October 15th, 2012
in Gary's blogging
Opening Market Commentary For 10-15-2012
Premarket SP500 was up to 1430 (closed at 1428) this morning and by 9 started to show weakness. The Advance Retail Sales came in at 1.1% while expecting 0.8% after the better than expected financial numbers being reported (chart below) the averages started to melt down slightly after Empire Index misses coming in at -6.16 while expecting -4.00. That slightly bearish tone continued to the opening bell where the 'BTFD dippers' jumped in and we saw some light green volume for the first 5 minutes. The volume increased a bit and turned red by the 10 minute mark.
The market remained slight above Friday's closing numbers but was continuing to melting down at a slow rate in what is looking like another lackluster market. As the policeman said, “Nothing to see here, keep moving along”.
Volume started to dry up by 9:45 but remained red. By 10 am the bears and bulls were battling it out with the bears clawing their way further down. The first half hour volume is heavier than the past week but still considered low.
The first column is what was reported. The second is what financial analysts expected and the third is the last report.
The economic data twofer this morning was a beat and a miss. Some of the main drivers in the September retail sales pick up were in electronics and appliance stores, which rose 4.5% from August (thank you iPhone 5), Gasoline Stations +2.5%, and Motor vehicle and parts dealers 1.3%, which continue to be a notable driver of retail strength for the second month in a row.

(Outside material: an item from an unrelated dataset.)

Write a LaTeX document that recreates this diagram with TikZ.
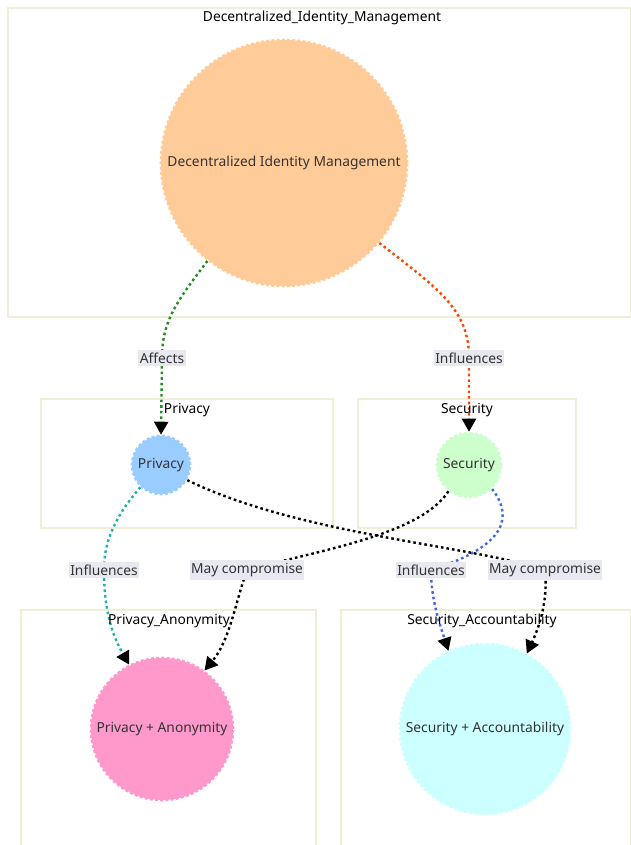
\documentclass[tikz,border=0pt]{standalone}
\usepackage{fontspec}
\setmainfont{Noto Sans}
\usetikzlibrary{arrows.meta}
\pgfdeclarelayer{background}
\pgfsetlayers{background,main}
\definecolor{clusterline}{RGB}{240,238,214}
\definecolor{labelbg}{RGB}{232,232,240}
\definecolor{txt}{RGB}{51,51,51}
\definecolor{peach}{RGB}{255,204,153}
\definecolor{skyblue}{RGB}{153,204,255}
\definecolor{mint}{RGB}{204,255,204}
\definecolor{pinkfill}{RGB}{255,153,204}
\definecolor{cyanfill}{RGB}{204,255,255}
\definecolor{edgegreen}{RGB}{34,139,34}
\definecolor{edgeorange}{RGB}{255,69,0}
\definecolor{edgeteal}{RGB}{32,178,170}
\definecolor{edgeblue}{RGB}{65,105,225}
\tikzset{
  cluster/.style={draw=clusterline, line width=1.2pt},
  ctitle/.style={text=black, font=\fontsize{13.8}{16}\selectfont, inner sep=0pt},
  blob/.style={circle, inner sep=0pt, draw=#1, fill=#1, line width=2.6pt,
    dash pattern=on 3pt off 2.2pt, text=txt, font=\fontsize{13.8}{16}\selectfont},
  elabel/.style={fill=labelbg, text=txt, font=\fontsize{13.8}{16}\selectfont,
    inner xsep=1.5pt, inner ysep=3pt},
  link/.style={draw=#1, line width=2.4pt, dash pattern=on 2.6pt off 3pt,
    -{Triangle[length=13pt,width=14pt,color=black]}},
}
\begin{document}
\begin{tikzpicture}[x=1pt,y=-1pt]
\useasboundingbox (0,0) rectangle (631,845);

% nodes
\node[blob=peach, minimum size=246pt] (dim) at (284,163) {Decentralized Identity Management};
\node[blob=skyblue, minimum size=58pt] (priv) at (161,465) {Privacy};
\node[blob=mint, minimum size=64pt] (sec) at (469,465) {Security};
\node[blob=pinkfill, minimum size=142pt] (pa) at (162,729) {Privacy + Anonymity};
\node[blob=cyanfill, minimum size=170pt] (sa) at (485,729) {Security + Accountability};

% edge labels
\node[elabel] (lAffects) at (162,358) {Affects};
\node[elabel] (lInflSec) at (469,358) {Influences};
\node[elabel] (lInflPA) at (104,570) {Influences};
\node[elabel] (lMayPA) at (247,570) {May compromise};
\node[elabel] (lInflSA) at (431,570) {Influences};
\node[elabel] (lMaySA) at (545,570) {May compromise};

\begin{pgfonlayer}{background}
  % cluster frames
  \draw[cluster] (8,8) rectangle (630.5,317);
  \draw[cluster] (41,399) rectangle (333,528);
  \draw[cluster] (358,399) rectangle (576,528);
  \draw[cluster] (21,610) rectangle (316,850);
  \draw[cluster] (341,610) rectangle (630.5,850);

  % connectors
  \draw[link=edgegreen] (dim.232) .. controls (178,300) and (162,320) .. (lAffects.center) -- (priv.north);
  \draw[link=edgeorange] (dim.320) .. controls (440,290) and (469,310) .. (lInflSec.center) -- (sec.north);
  \draw[link=edgeteal] (priv.227) .. controls (112,520) and (104,545) .. (lInflPA.center)
        .. controls (104,610) and (112,635) .. (pa.117);
  \draw[link=black] (sec.232) .. controls (420,535) and (320,550) .. (lMayPA.center)
        .. controls (236,600) and (230,640) .. (pa.54);
  \draw[link=edgeblue] (sec.314) .. controls (512,515) and (510,545) .. (lInflSA.center)
        .. controls (431,600) and (440,625) .. (sa.115);
  \draw[link=black] (priv.330) .. controls (300,535) and (470,545) .. (lMaySA.center)
        .. controls (548,600) and (540,625) .. (sa.61);
\end{pgfonlayer}

% cluster titles
\node[ctitle] (tDim) at (322,18) {Decentralized\_Identity\_Management};
\node[ctitle] (tPriv) at (187,410) {Privacy};
\node[ctitle] (tSec) at (467,410) {Security};
\node[ctitle] (tPA) at (169,621) {Privacy\_Anonymity};
\node[ctitle] (tSA) at (482,621) {Security\_Accountability};
\end{tikzpicture}
\end{document}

As for the miss, it came from the Empire Fed, which increased from September's -10.41, to -6.16, but missed expectations of a -4 print. New Orders improved modestly from -14.03 to -8.97, and ironically was the only subindex in the entire report that staged an increase.
Shipments declined to a negative print, from 2.75 to -6.40. Declines were also recorded in Delivery Times, Unfilled Orders, Inventories, Prices Paid, Prices Received, the average Employee Workweek, and most importantly, Number of Employees which declined from 4.26 to -1.08. Not even the forward looking indicators, so critical to consumer "confidence" managed to rise, dropping from 27.22 to 19.42.
Citigroup posted adjusted third-quarter earnings of $1.06 a share on $19.4 billion in revenues, topping Wall Street’s forecast of 96 cents on $18.72 billion. Shares rose more than 1% in pre-market trading.
The RRR** was very narrow at the opening bell as it has been for the past month. Any trades will probably end up on the unprofitable side as long as this market has low volume or remains flat. I have issues with some traders in that they are saying there are setups for day trading. This is true enough, but the trading range is so narrow that way too money has to be put on the table to get meager gains.
Like today, the market started up and within 15 minutes all of the gains of the opening were lost. This is not my cup of tea.
Swing trading is also at your own risk and being the market is at a crossroads of sorts, I would prefer to sit on my hands rather than risk guessing incorrectly. Guessing where the market is going to be tomorrow or next week, at this time, is a foolish endeavor.
The DOW at 10:00 is at 13338 up 14 or 0.11%.
The 500 is at 1430 up 2.73 or 0.19%.
The $RUT is at 822.35 down 0.52 or -0.06%.
SPY is at 143.22 up 0.32 or 0.22%.
The longer trend is up, the past week's trend is bearish and the current bias is down.
WTI oil was up today and is at 90.31 trading between 90.25 and 92.20 and the bias is negative.
Brent crude was up today and is at 114.43 trading between 113.80 and 115.36 and the bias is negative.
Gold is down this morning. Currently trading down at 1735.65, trading range is between 1753.20 and 1741.16 with a negative bias.
Dr. Copper is at 3.69 down from 3.71 earlier.
The US dollar fell from 80.04 earlier to 79.67 and is currently trading at 79.85.
Leavitt continues to show his bullish side, but his comment about the market being ready to fall apart is right on. What happened in the past is not enough to convince me that this time around is going to be based on what transpired 3.5 years ago. I am not sure that the current resistances zones that lie just above today's averages are going to be penetrated.
The S&P is down 5 of 6 days and 3 of the last 4 weeks. But the damage done isn’t extreme, so for now I consider the action since the September high to be a pullback within an uptrend, not the beginning of a downtrend.
Trading has been iffy for a few weeks. With the near term being unclear, we’ve gotten good set ups in both direction, but it’s obvious neither the bulls nor bears are in total control. Stocks move up and quickly pullback; stocks move down and quickly reverse.
There are reasons to expect the market to fall apart, but we must give the benefit of the doubt to the bulls because they’ve been in control for most of the last 3-1/2 years. Many times since the March 2009 lows the bears took over for a period of time only to see the bulls grab control back and push the market to new highs soon after. Despite everything going on in the world, you have to admit the bulls have been resilient, so don’t bet against them.